There are 6 comments at the moment, we would love to hear your opinion too.

  1. Becoming a headcase IFA 14th August 2012 at 8:51 am

    Profits up!
    Maybe something to do with poaching IFA clients.

  2. What a surprise!!
    To think none of the big companies wanted RDR because of the costs, what cost?
    They must be at least 3% better off when RDR is fully in place as they will not be paying advisers for the business, the public at large will be paying up front charges for the business.

  3. Good old Standard Life. They better make hay while the sun shines because they along with every other provider are going to struggle and struggle HUGE from next year. Good luck to us all

  4. @David – I think large companies were more concerned with customer access (for instance the consequences of the removal of so called ‘factoring’). As for costs, what are your thoughts on the repayment timeline for all of the IT, process, documentation and training costs (not to mention the cost of running and resourcing the delivery projects)? Finally, you may have overlooked that the future margin squeeze, and competitve play, will put downward pressure on the Product Charges – with this in mind I am interested in where a 3+% gain is derived from?
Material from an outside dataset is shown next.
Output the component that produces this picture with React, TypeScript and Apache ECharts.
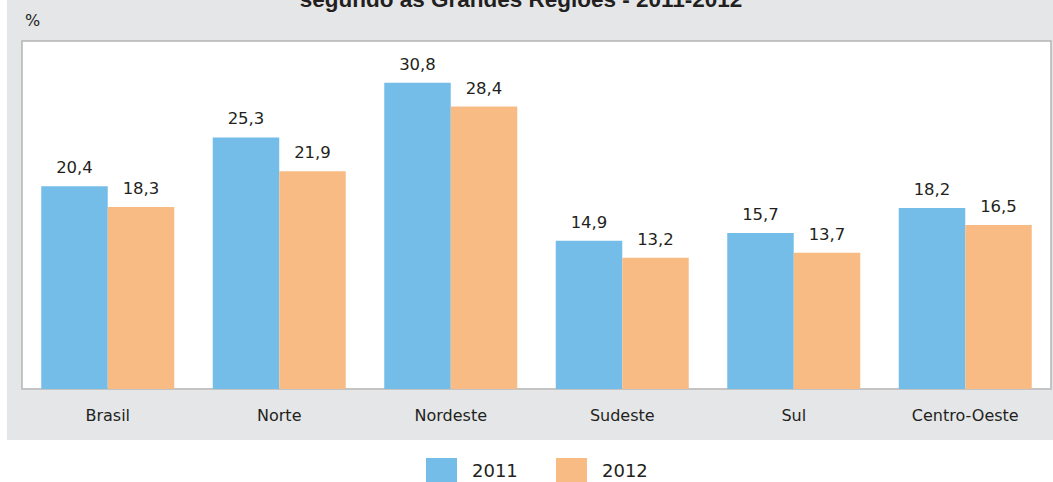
import React, { useEffect, useRef } from "react";
import * as echarts from "echarts";

const categories = ["Brasil", "Norte", "Nordeste", "Sudeste", "Sul", "Centro-Oeste"];
const values2011 = [20.4, 25.3, 30.8, 14.9, 15.7, 18.2];
const values2012 = [18.3, 21.9, 28.4, 13.2, 13.7, 16.5];
const seriesNames = ["2011", "2012"];
const titleText = "segundo as Grandes Regiões - 2011-2012";
const unitText = "%";

const BLUE = "#74bde8";
const ORANGE = "#f9bb84";
const TEXT = "#231f20";
const FONT = "DejaVu Sans";

export default function App() {
  const ref = useRef<HTMLDivElement>(null);
  useEffect(() => {
    if (!ref.current) return;
    const chart = echarts.init(ref.current, null, { renderer: "svg" });
    const fmt = (p: any) => String(p.value).replace(".", ",");
    const barLabel = {
      show: true,
      position: "top",
      distance: 10,
      formatter: fmt,
      fontFamily: FONT,
      fontSize: 16.5,
      color: TEXT,
    };
    chart.setOption({
      animation: false,
      backgroundColor: "#ffffff",
      graphic: [
        {
          type: "rect",
          z: -10,
          silent: true,
          shape: { x: 7, y: 0, width: 1046, height: 440 },
          style: { fill: "#e5e6e8" },
        },
        {
          type: "text",
          x: 521,
          y: -0.5,
          style: {
            text: titleText,
            font: "bold 22.5px 'Liberation Sans'",
            fill: TEXT,
            align: "center",
            verticalAlign: "middle",
          },
        },
        {
          type: "text",
          x: 25,
          y: 20,
          style: {
            text: unitText,
            font: `16px '${FONT}'`,
            fill: TEXT,
            align: "left",
            verticalAlign: "middle",
          },
        },
      ],
      legend: [
        {
          data: [seriesNames[0]],
          left: 426,
          top: 458,
          itemWidth: 31,
          itemHeight: 24,
          itemGap: 0,
          itemStyle: { borderWidth: 0 },
          textStyle: { fontFamily: FONT, fontSize: 18, color: TEXT, padding: [0, 0, 0, 10] },
          icon: "rect",
          padding: 0,
        },
        {
          data: [seriesNames[1]],
          left: 556,
          top: 458,
          itemWidth: 31,
          itemHeight: 24,
          itemGap: 0,
          itemStyle: { borderWidth: 0 },
          textStyle: { fontFamily: FONT, fontSize: 18, color: TEXT, padding: [0, 0, 0, 10] },
          icon: "rect",
          padding: 0,
        },
      ],
      grid: {
        left: 22,
        right: 2,
        top: 41,
        height: 348,
        show: true,
        backgroundColor: "#ffffff",
        borderColor: "#b4b4b4",
        borderWidth: 1.5,
      },
      xAxis: {
        type: "category",
        data: categories,
        axisLine: { show: true, lineStyle: { color: "#c4c4c4", width: 2 } },
        axisTick: { show: false },
        axisLabel: { fontFamily: FONT, fontSize: 16, color: TEXT, margin: 18 },
      },
      yAxis: {
        type: "value",
        min: 0,
        max: 35,
        show: false,
        splitLine: { show: false },
      },
      series: [
        {
          name: seriesNames[0],
          type: "bar",
          data: values2011,
          barWidth: 66.5,
          barGap: "0%",
          itemStyle: { color: BLUE },
          label: barLabel,
        },
        {
          name: seriesNames[1],
          type: "bar",
          data: values2012,
          barWidth: 66.5,
          barGap: "0%",
          itemStyle: { color: ORANGE },
          label: barLabel,
        },
      ],
    });
    return () => chart.dispose();
  }, []);
  return (
    <div
      ref={ref}
      style={{ position: "absolute", left: 0, top: 0, width: 1053, height: 482 }}
    />
  );
}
  5. I presume all of these have now been factored in and paid for yet they still make a profit. So I suspect with the removal of factoring that is a minimum of 3% pa extra profit.
    Future margin squeeze, is that not current. I presume that the competion in the future will be only slightly different to that Standard Life currently have or are more companies that we do not know coming into a market that will have a problem making profit.

  6. I am sure they can make up any shortfal in profits or bonuses by stealing from the with-profits suckers as usual!